What many fans fail to acknowledge, somewhat inexplicably, is that leaves an 88.1-percent chance the Thunder will not
get the No. 1 pick.
Barring a deal, there is an 88.1-percent chance Blake Griffin will not
be on the Thunder’s roster next season.
How’s that for being Thunderstruck?
The quicker Thunder fans accept these odds, the better off they’ll be come draft day on June 25.
Only twice in NBA history has a team with the No. 1 pick traded that selection.
In 1986, Cleveland drafted North Carolina center Brad Daugherty in a trade with the Los Angeles Clippers via Philadelphia.
In 1993, Orlando drafted Michigan forward Chris Webber, then traded his rights to Golden State for No. 3 overall pick of Memphis State guard Anfernee Hardaway.
This is the stubbornness the Thunder will face if it doesn’t win the lottery.
Teams don’t give up the No. 1 pick easily, and when they do, the asking price is steep.

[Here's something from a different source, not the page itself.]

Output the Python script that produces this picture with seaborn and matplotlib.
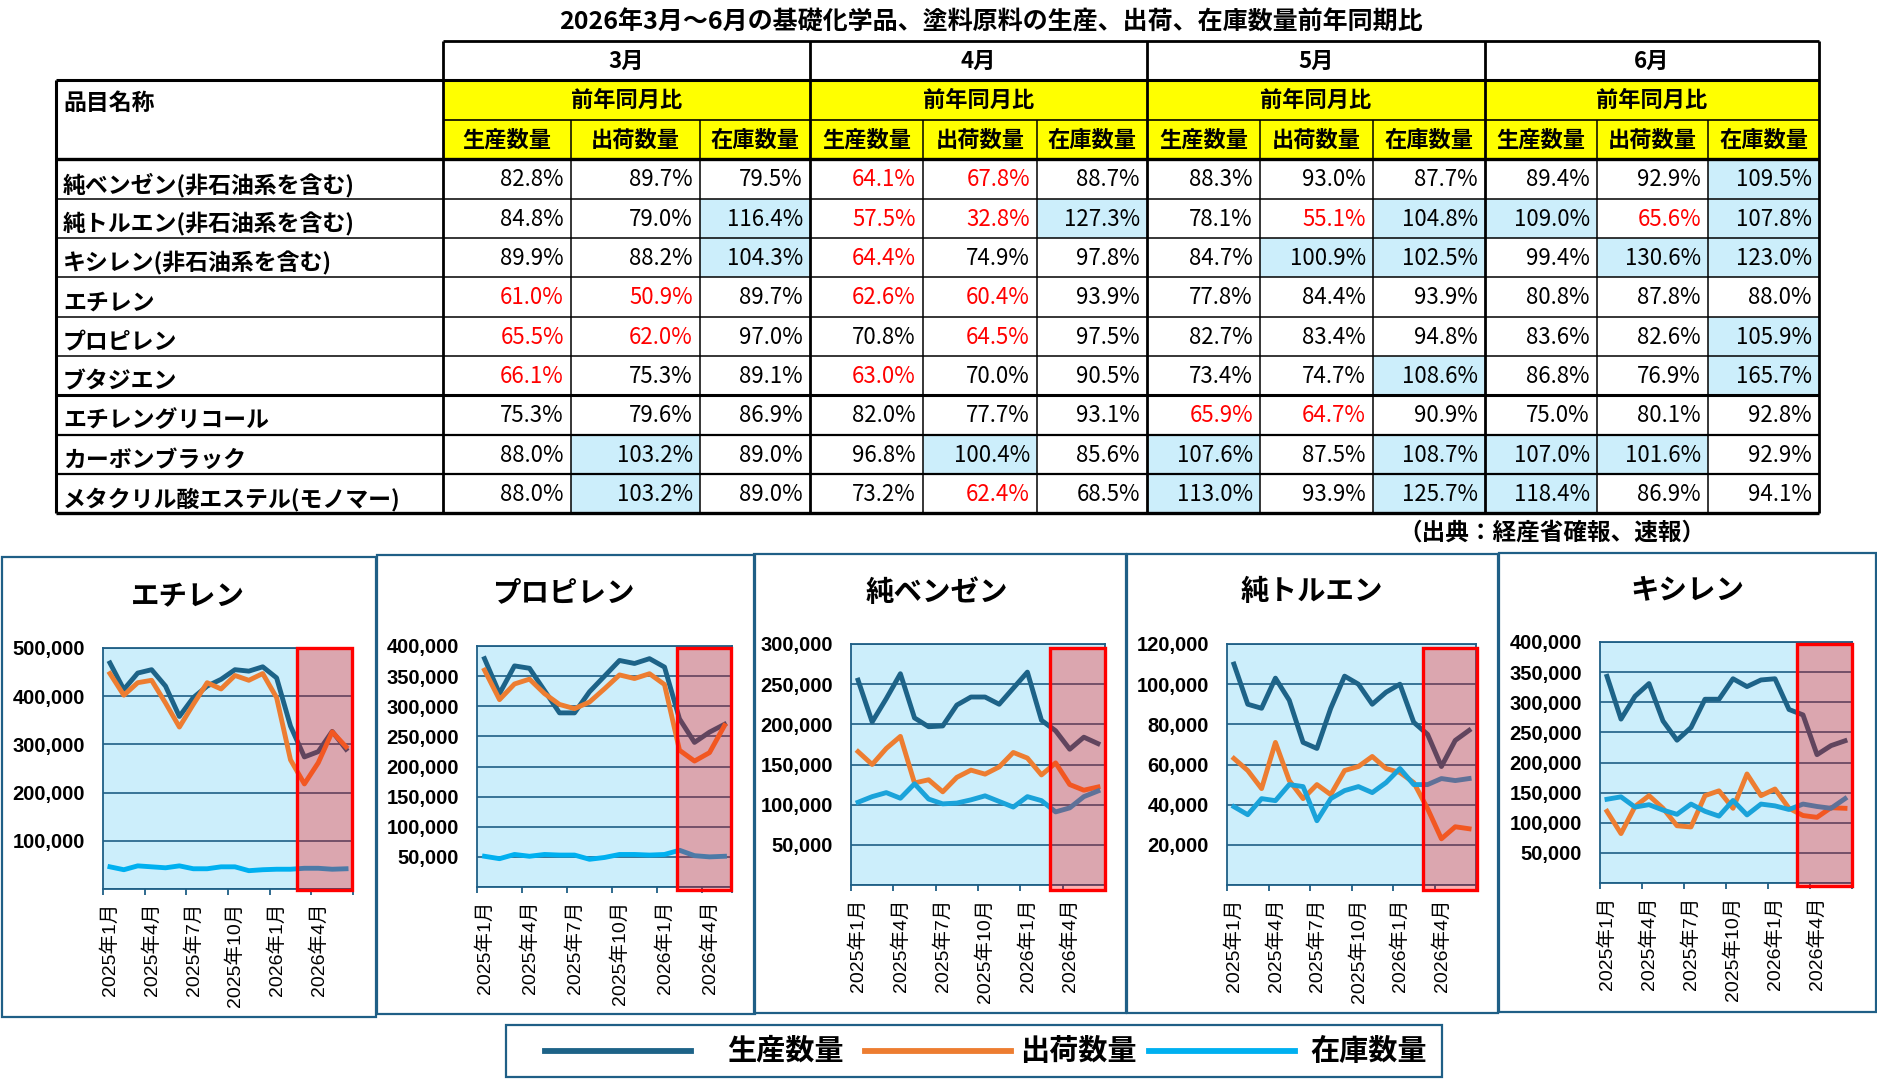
import numpy as np
import pandas as pd
import matplotlib
matplotlib.use('Agg')
import matplotlib.pyplot as plt
from matplotlib.patches import Rectangle
from matplotlib.lines import Line2D
import seaborn as sns

plt.rcParams['font.family'] = ['Liberation Sans', 'Noto Sans CJK JP']
JP = ['Noto Sans CJK JP', 'DejaVu Sans']
W, H = 1877, 1087

# ---------------- table data (前年同月比, %) ----------------
items = ['純ベンゼン(非石油系を含む)', '純トルエン(非石油系を含む)', 'キシレン(非石油系を含む)',
         'エチレン', 'プロピレン', 'ブタジエン', 'エチレングリコール', 'カーボンブラック',
         'メタクリル酸エステル(モノマー)']
month_heads = ['3月', '4月', '5月', '6月']
series_names = ['生産数量', '出荷数量', '在庫数量']

# rows: [生産, 出荷, 在庫]
yoy_mar = [[82.8, 89.7, 79.5], [84.8, 79.0, 116.4], [89.9, 88.2, 104.3], [61.0, 50.9, 89.7],
           [65.5, 62.0, 97.0], [66.1, 75.3, 89.1], [75.3, 79.6, 86.9], [88.0, 103.2, 89.0],
           [88.0, 103.2, 89.0]]
yoy_apr = [[64.1, 67.8, 88.7], [57.5, 32.8, 127.3], [64.4, 74.9, 97.8], [62.6, 60.4, 93.9],
           [70.8, 64.5, 97.5], [63.0, 70.0, 90.5], [82.0, 77.7, 93.1], [96.8, 100.4, 85.6],
           [73.2, 62.4, 68.5]]
yoy_may = [[88.3, 93.0, 87.7], [78.1, 55.1, 104.8], [84.7, 100.9, 102.5], [77.8, 84.4, 93.9],
           [82.7, 83.4, 94.8], [73.4, 74.7, 108.6], [65.9, 64.7, 90.9], [107.6, 87.5, 108.7],
           [113.0, 93.9, 125.7]]
yoy_jun = [[89.4, 92.9, 109.5], [109.0, 65.6, 107.8], [99.4, 130.6, 123.0], [80.8, 87.8, 88.0],
           [83.6, 82.6, 105.9], [86.8, 76.9, 165.7], [75.0, 80.1, 92.8], [107.0, 101.6, 92.9],
           [118.4, 86.9, 94.1]]

# ---------------- monthly series (tonnes) ----------------
months = ['2025年1月', '2025年2月', '2025年3月', '2025年4月', '2025年5月', '2025年6月',
          '2025年7月', '2025年8月', '2025年9月', '2025年10月', '2025年11月', '2025年12月',
          '2026年1月', '2026年2月', '2026年3月', '2026年4月', '2026年5月', '2026年6月']

ethylene_prod = [469000, 414000, 448000, 455000, 421000, 358000, 397000, 421000, 435000,
                 455000, 452000, 461000, 438000, 338000, 274000, 285000, 327000, 290000]
ethylene_ship = [447000, 402000, 428000, 433000, 386000, 336000, 383000, 428000, 415000,
                 443000, 433000, 447000, 397000, 268000, 218000, 262000, 326000, 295000]
ethylene_inv = [46000, 40000, 48000, 46000, 44000, 48000, 42000, 42000, 46000,
                46000, 38000, 40000, 41000, 41000, 43000, 43000, 41000, 42000]

propylene_prod = [379000, 321000, 367000, 363000, 326000, 289000, 289000, 324000, 350000,
                  376000, 371000, 379000, 365000, 279000, 240000, 257000, 270000]
propylene_ship = [360000, 311000, 337000, 345000, 321000, 303000, 296000, 307000, 329000,
                  352000, 346000, 354000, 336000, 227000, 209000, 223000, 268000]
propylene_inv = [51000, 47000, 54000, 51000, 54000, 53000, 53000, 46000, 49000,
                 54000, 54000, 53000, 54000, 61000, 52000, 50000, 51000]

benzene_prod = [255000, 203000, 232000, 263000, 208000, 197000, 198000, 224000, 234000,
                234000, 225000, 245000, 265000, 205000, 192000, 169000, 184000, 176000]
benzene_ship = [166000, 150000, 170000, 185000, 127000, 131000, 116000, 134000, 143000,
                138000, 147000, 165000, 158000, 137000, 152000, 125000, 118000, 122000]
benzene_inv = [103000, 110000, 115000, 108000, 126000, 107000, 101000, 102000, 106000,
               111000, 104000, 97000, 110000, 105000, 91000, 96000, 110000, 117000]

toluene_prod = [110000, 90000, 88000, 103000, 92000, 71000, 68000, 88000, 104000,
                100000, 90000, 96000, 100000, 81000, 75000, 59000, 72000, 77000]
toluene_ship = [63000, 57000, 48000, 71000, 52000, 43000, 50000, 45000, 57000,
                59000, 64000, 58000, 56000, 51000, 38000, 23000, 29000, 28000]
toluene_inv = [39000, 35000, 43000, 42000, 50000, 49000, 32000, 43000, 47000,
               49000, 46000, 51000, 58000, 50000, 50000, 53000, 52000, 53000]

xylene_prod = [343000, 272000, 310000, 331000, 269000, 237000, 258000, 305000, 305000,
               339000, 326000, 337000, 339000, 288000, 279000, 213000, 228000, 236000]
xylene_ship = [119000, 82000, 127000, 145000, 124000, 95000, 93000, 145000, 153000,
               124000, 181000, 145000, 156000, 124000, 112000, 109000, 125000, 124000]
xylene_inv = [139000, 143000, 126000, 130000, 121000, 114000, 131000, 119000, 111000,
              137000, 113000, 131000, 128000, 122000, 131000, 127000, 124000, 140000]

# ---------------- styling ----------------
dark = '#1F5F86'
plot_bg = '#CCEEFB'
cell_blue = '#CCEEFB'
line_colors = {'生産数量': '#1D6388', '出荷数量': '#ED7D31', '在庫数量': '#00B0F0'}

fig = plt.figure(figsize=(W / 100, H / 100), dpi=100)
bg = fig.add_axes([0, 0, 1, 1], zorder=0)
bg.set_xlim(0, W)
bg.set_ylim(H, 0)
bg.axis('off')


def fx(x):
    return x / W


def fy(y):
    return 1 - y / H


# ---------------- table ----------------
col_edges = [443, 571, 700, 810, 923, 1037, 1147, 1260, 1373, 1485, 1597, 1708, 1819]
row_edges = [159, 199, 238, 277, 317, 356, 395, 435, 474, 513]
name_left = 56

bg.text(991, 22, '2026年3月～6月の基礎化学品、塗料原料の生産、出荷、在庫数量前年同期比',
        ha='center', va='center', fontsize=18, fontweight='bold', family=JP)

bg.add_patch(Rectangle((443, 80), 1819 - 443, 79, fc='#FFFF00', ec='none'))

for m, block in enumerate([yoy_mar, yoy_apr, yoy_may, yoy_jun]):
    gx0, gx1 = col_edges[3 * m], col_edges[3 * m + 3]
    bg.text((gx0 + gx1) / 2, 61, month_heads[m], ha='center', va='center', fontsize=16,
            fontweight='bold', family=JP)
    bg.text((gx0 + gx1) / 2, 100, '前年同月比', ha='center', va='center', fontsize=16,
            fontweight='bold', family=JP)
    for k in range(3):
        c = 3 * m + k
        bg.text((col_edges[c] + col_edges[c + 1]) / 2, 140, series_names[k], ha='center',
                va='center', fontsize=16, fontweight='bold', family=JP)
    for r, vals in enumerate(block):
        for k, v in enumerate(vals):
            c = 3 * m + k
            x0, x1 = col_edges[c], col_edges[c + 1]
            y0, y1 = row_edges[r], row_edges[r + 1]
            if v >= 100:
                bg.add_patch(Rectangle((x0, y0), x1 - x0, y1 - y0, fc=cell_blue, ec='none'))
            color = '#FF0000' if (v < 70 and k < 2) else 'black'
            bg.text(x1 - 7, (y0 + y1) / 2 + 1, f'{v:.1f}%', ha='right', va='center',
                    fontsize=16, color=color, family=JP)

bg.text(63, 103, '品目名称', ha='left', va='center', fontsize=16.5, fontweight='bold', family=JP)
for r, name in enumerate(items):
    bg.text(63, (row_edges[r] + row_edges[r + 1]) / 2 + 6, name, ha='left', va='center',
            fontsize=16.5, fontweight='bold', family=JP)

# table rules
bg.hlines(41, 443, 1819, colors='black', lw=2)
bg.hlines(80, name_left, 1819, colors='black', lw=2.2)
bg.hlines(120, 443, 1819, colors='black', lw=1.2)
bg.hlines(159, name_left, 1819, colors='black', lw=2.4)
for y in row_edges[1:-1]:
    lw = 2.2 if y == 395 else (1.6 if y > 395 else 1.1)
    bg.hlines(y, name_left, 1819, colors='black', lw=lw)
bg.hlines(513, name_left, 1819, colors='black', lw=2.4)
bg.vlines(name_left, 80, 513, colors='black', lw=2.2)
for i, x in enumerate(col_edges):
    if i % 3 == 0:
        bg.vlines(x, 41, 513, colors='black', lw=2)
    else:
        bg.vlines(x, 120, 513, colors='black', lw=1.1)

bg.text(1706, 533, '（出典：経産省確報、速報）', ha='right', va='center', fontsize=17,
        fontweight='bold', family=JP)

# ---------------- line charts ----------------
charts = [
    dict(name='エチレン', prod=ethylene_prod, ship=ethylene_ship, inv=ethylene_inv,
         ymax=500000, step=100000, ax_px=(103, 648, 353, 889), panel=(2, 557, 376, 1017),
         red=(13.95, 17.95, -0.006, 1.0), title=(188, 597), inv_color='#00B0F0'),
    dict(name='プロピレン', prod=propylene_prod, ship=propylene_ship, inv=propylene_inv,
         ymax=400000, step=50000, ax_px=(477, 646, 732, 887), panel=(377, 555, 755, 1014),
         red=(13.3, 16.95, -0.014, 0.992), title=(563, 593), inv_color='#00B0F0'),
    dict(name='純ベンゼン', prod=benzene_prod, ship=benzene_ship, inv=benzene_inv,
         ymax=300000, step=50000, ax_px=(851, 644, 1105, 885), panel=(754, 554, 1126, 1013),
         red=(14.1, 18.0, -0.019, 0.982), title=(937, 593), inv_color='#1AA3DA'),
    dict(name='純トルエン', prod=toluene_prod, ship=toluene_ship, inv=toluene_inv,
         ymax=120000, step=20000, ax_px=(1227, 644, 1476, 885), panel=(1127, 554, 1498, 1013),
         red=(14.17, 18.07, -0.019, 0.982), title=(1312, 592), inv_color='#1AA3DA'),
    dict(name='キシレン', prod=xylene_prod, ship=xylene_ship, inv=xylene_inv,
         ymax=400000, step=50000, ax_px=(1600, 642, 1852, 883), panel=(1499, 553, 1876, 1012),
         red=(14.05, 17.98, -0.011, 0.99), title=(1687, 590), inv_color='#1AA3DA'),
]

for spec in charts:
    x0, y0, x1, y1 = spec['ax_px']
    ax = fig.add_axes([fx(x0), fy(y1), (x1 - x0) / W, (y1 - y0) / H], zorder=2)
    n = len(spec['prod'])
    df = pd.DataFrame({'月': months[:n], '生産数量': spec['prod'], '出荷数量': spec['ship'],
                       '在庫数量': spec['inv']}).melt('月', var_name='系列', value_name='数量')
    pal = dict(line_colors)
    pal['在庫数量'] = spec['inv_color']
    sns.lineplot(data=df, x='月', y='数量', hue='系列', hue_order=series_names, palette=pal,
                 linewidth=3.5, sort=False, legend=False, errorbar=None, ax=ax)

    ax.set_facecolor(plot_bg)
    ax.set_xlabel('')
    ax.set_ylabel('')
    ax.set_xlim(-0.5, n - 0.5)
    ax.set_ylim(0, spec['ymax'])

    yt = np.arange(0, spec['ymax'] + spec['step'], spec['step'])
    ax.set_yticks(yt, labels=[f'{int(t):,}' if t > 0 else '' for t in yt],
                  fontsize=14.5, fontweight='bold')
    ax.tick_params(axis='y', length=0, pad=13)
    ax.grid(axis='y', color=dark, lw=1.2)
    ax.grid(axis='x', visible=False)
    ax.set_axisbelow(True)

    bounds = sorted(set(list(range(0, n + 1, 3)) + [n]))
    ax.set_xticks([b - 0.5 for b in bounds], labels=['' for _ in bounds])
    ax.set_xticks(list(range(0, n, 3)), labels=[months[k] for k in range(0, n, 3)],
                  minor=True, rotation=90, fontsize=14)
    ax.tick_params(axis='x', which='major', length=4, width=1.3, color=dark, direction='out')
    ax.tick_params(axis='x', which='minor', length=0, pad=10)
    for s in ax.spines.values():
        s.set_color(dark)
        s.set_linewidth(1.3)

    rx0, rx1, ry0, ry1 = spec['red']
    ax.add_patch(Rectangle((rx0 - 0.5, ry0), rx1 - rx0, ry1 - ry0,
                           transform=ax.get_xaxis_transform(), fc=(1, 0, 0, 0.3),
                           ec='#FF0000', lw=2.4, clip_on=False, zorder=5))

    tx, ty = spec['title']
    fig.text(fx(tx), fy(ty), spec['name'], ha='center', va='center', fontsize=20.5,
             fontweight='bold', family=JP)
    px0, py0, px1, py1 = spec['panel']
    bg.add_patch(Rectangle((px0, py0), px1 - px0, py1 - py0, fill=False, ec=dark, lw=1.6))

# ---------------- legend ----------------
bg.add_patch(Rectangle((506, 1025), 936, 52, fill=False, ec=dark, lw=1.6))
legend_lines = [(545, 691), (865, 1011), (1149, 1295)]
legend_text_x = [727, 1020, 1310]
for s, (lx0, lx1), tx in zip(series_names, legend_lines, legend_text_x):
    bg.add_line(Line2D([lx0, lx1], [1051, 1051], color=line_colors[s], lw=4.2))
    bg.text(tx, 1051, s, ha='left', va='center', fontsize=21, fontweight='bold', family=JP)

fig.savefig('out.png', dpi=100)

Coming out of college, Webber and Hardaway were both remarkable talents and the best at their respective position.
Yet the Warriors had to give up Hardaway and three future first-round draft picks to get the rights to Webber.
That’s a hefty price tag, considering the value of those two players was fairly equal at the time.
No one comes close to Griffin in terms of potential this year, which means the cost of getting the No. 1 pick figures to border on ridiculous — especially for the franchise located 23.19 miles away from where "The Terminator" played college ball.
Thunder general manager Sam Presti will do what he can to obtain the No.